Here are some things we think you should pay attention to before replying to someone you are not close to when they ask, “How was your trip?”:
Think about the relationship you and this person share.
Is this person a friend of a friend who is always around and could potentially be a part of your circle? Or, is this the guy at your grocery store who packs your bags?
One person is closer to being a friend to you than the other. You might feel more comfortable revealing certain details to the first person, as it is likely to be in private, as opposed to the second person, where you are in public and other people might be listening to your conversation.
You should also analyze coworker relationships as certain details might not be appropriate to discuss at the workplace.
If it is a bad time for a discussion or you feel like there are too many strangers that could be listening in on your conversation, keep your recollection of the trip brief or vague.
Use generalizations, such as “It was a good trip”, versus detailing the things that made it good which you might not necessarily want others to be privy to.
If the person continues to pry and asks for details about what you did while traveling, keep it short and sweet. Don’t give out more information than necessary.
If you went skinny dipping in the pool with a group from the south of Wales, you can say you went swimming with other people from the resort.
If you run out of answers, or if you feel like the person is pressing too much, try to change the subject.
A good way to do this is by asking the person what he/she is planning for his/her next vacation. You can also ask the person to fill you in on what happened while you were away.
This makes the conversation flow naturally and doesn’t make it obvious that you don’t want to talk about your trip.
How To Answer, “How Was Your Trip?”
When we don’t mind sharing the details about how our trip went with the people we are close to, we can sometimes be short in our responses. Saying your trip went ‘well’ or was ‘good’ to your close friends is simply not enough and they deserve better answers than that.
These 10 questions will help you to better answer “How was your trip?”:
1. What was your favorite part of the trip?
2. What did you learn on this trip?
3. How are you going to use what you learned from this trip in the future?
4. What is one thing that surprised you most on this trip?
5. Tell them about the best meal or drink that you had while traveling
6. What is the difference between how people live there and here?
7. How did you get around?
8. Is there anything you wish you had packed?
9. What advice would you give to anyone going there for the first time?
10. Would you go back?
Once you can answer these questions for yourself, you can use these responses to curate more detailed and better answers to “How was your trip?”
If it’s a business trip
When you get asked “How was your trip?” and it was for business, you’ll want to avoid using words such as good and bad, especially when speaking to your boss and colleagues. Instead, mention the highlights of your trip or anything that stood out.
This is what you can say:
When the boss asked
This is a good response to use when your boss sends you and/or a team to represent the company and asks for a verbal rundown. It will give your boss the impression it went well.
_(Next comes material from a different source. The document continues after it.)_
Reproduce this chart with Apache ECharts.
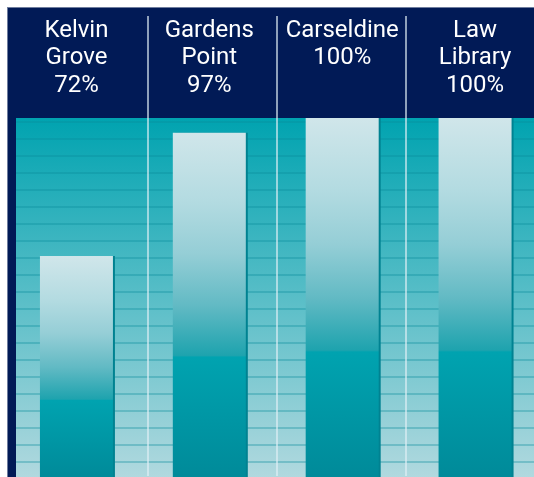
<!DOCTYPE html>
<html>
<head>
<meta charset="utf-8">
<script src="https://cdn.jsdelivr.net/npm/echarts@6/dist/echarts.min.js"></script>
<style>
  html, body { margin: 0; padding: 0; background: #ffffff; overflow: hidden; }
  #wrap { position: absolute; left: 7px; top: 7px; width: 527px; height: 470px;
          border-top: 1px solid #6f7d9e; border-left: 1px solid #6f7d9e; }
  #chart { width: 527px; height: 470px; }
</style>
</head>
<body>
<div id="wrap"><div id="chart"></div></div>
<script>
// ---- data ----
const categories = ['Kelvin\nGrove', 'Gardens\nPoint', 'Carseldine', 'Law\nLibrary'];
const values = [72, 97, 100, 100];
const valueSuffix = '%';

// ---- chart ----
const chart = echarts.init(document.getElementById('chart'), null, { renderer: 'canvas' });
const G = echarts.graphic;
const font = 'Roboto, "Liberation Sans", sans-serif';

const option = {
  backgroundColor: '#011a56',
  animation: false,
  grid: [
    { // striped background
      left: 8, right: 0, top: 110, bottom: -1, show: true, borderWidth: 0,
      outerBoundsMode: 'none', containLabel: false,
      backgroundColor: new G.LinearGradient(0, 0, 0, 1, [
        { offset: 0, color: '#00a3b0' },
        { offset: 1, color: '#b2d9df' }
      ])
    },
    { left: 2, right: -6.5, top: 110, bottom: 0, outerBoundsMode: 'none', containLabel: false },   // bars
    { left: 10, right: 0, top: 8, bottom: 2, outerBoundsMode: 'none', containLabel: false }        // separators
  ],
  xAxis: [
    { gridIndex: 0, type: 'value', show: false, min: 0, max: 1 },
    {
      gridIndex: 1, type: 'category', position: 'top', data: categories,
      axisLine: { show: false }, axisTick: { show: false }, splitLine: { show: false },
      axisLabel: {
        margin: 101, verticalAlign: 'top', color: '#ffffff',
        fontFamily: font, fontSize: 24, lineHeight: 27.5, interval: 0,
        formatter: (v, i) => v + '\n' + values[i] + valueSuffix
      }
    },
    {
      gridIndex: 2, type: 'category', data: categories,
      axisLine: { show: false }, axisTick: { show: false }, axisLabel: { show: false },
      splitLine: { show: true, showMinLine: false, showMaxLine: false,
        lineStyle: { color: 'rgba(225,238,244,0.85)', width: 1.5 } }
    }
  ],
  yAxis: [
    {
      gridIndex: 0, type: 'value', min: 0, max: 21.24, interval: 1,
      axisLine: { show: false }, axisTick: { show: false }, axisLabel: { show: false },
      splitLine: { show: true, showMinLine: false, showMaxLine: false,
        lineStyle: { color: 'rgba(10,140,155,0.33)', width: 2 } }
    },
    { gridIndex: 1, type: 'value', min: 27, max: 100, show: false, splitLine: { show: false } },
    { gridIndex: 2, type: 'value', min: 0, max: 1, show: false, splitLine: { show: false } }
  ],
  series: [
    {
      type: 'bar', xAxisIndex: 1, yAxisIndex: 1, data: values, barWidth: 73,
      itemStyle: {
        color: new G.LinearGradient(0, 0, 0, 1, [
          { offset: 0, color: '#d0e6ea' },
          { offset: 0.2, color: '#b3dbe1' },
          { offset: 0.35, color: '#95ced6' },
          { offset: 0.5, color: '#62bac4' },
          { offset: 0.645, color: '#1ea3ae' },
          { offset: 0.65, color: '#00a3b0' },
          { offset: 1, color: '#008a99' }
        ]),
        shadowColor: 'rgba(0,130,145,1)', shadowOffsetX: 2, shadowOffsetY: 0, shadowBlur: 0
      }
    }
  ]
};
chart.setOption(option);
</script>
</body>
</html>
You can use this response when you took a business trip to somewhere far away. It is good to use this when things went according to plan.
You can use this when something went wrong on the trip, for example, a deal didn’t go through, or you lost a client. The hint of positivity at the end shows that you are not dwelling on what happened.
You can customize this response based on what you learned on the trip. The purpose of this response is to let your boss know that the reason for the trip was fulfilled.
You can use this when your company sends you away on an all-expenses paid vacation or retreat. Normally, your boss will want feedback and will expect you to be grateful.
When a colleague asked
You can use this response with a colleague you’re close with to say you had a lot of fun while you were away on the business trip.
This is a good response to use with a colleague you work closely with, but you don’t necessarily have a very close relationship with. In other words, this person is strictly a coworker.
Use this to highlight a meeting with an important client or person in your company or someone you find fascinating. It is good because you’re giving enough details about what happened and your colleague can ask follow-up questions.
You can use this when you weren’t exactly pleased with the way the trip went, but you don’t want to gossip with your coworker since this is bad workplace etiquette.
Note that this does not refer to a literal fire and is only an expression. It means that something happened at the workplace and you had to return before you achieved the purpose of the trip.
If the trip was amazing
When you go off for holiday, whether it’s for a week or just the weekend, the people you told beforehand will likely ask you about it the next time you see them.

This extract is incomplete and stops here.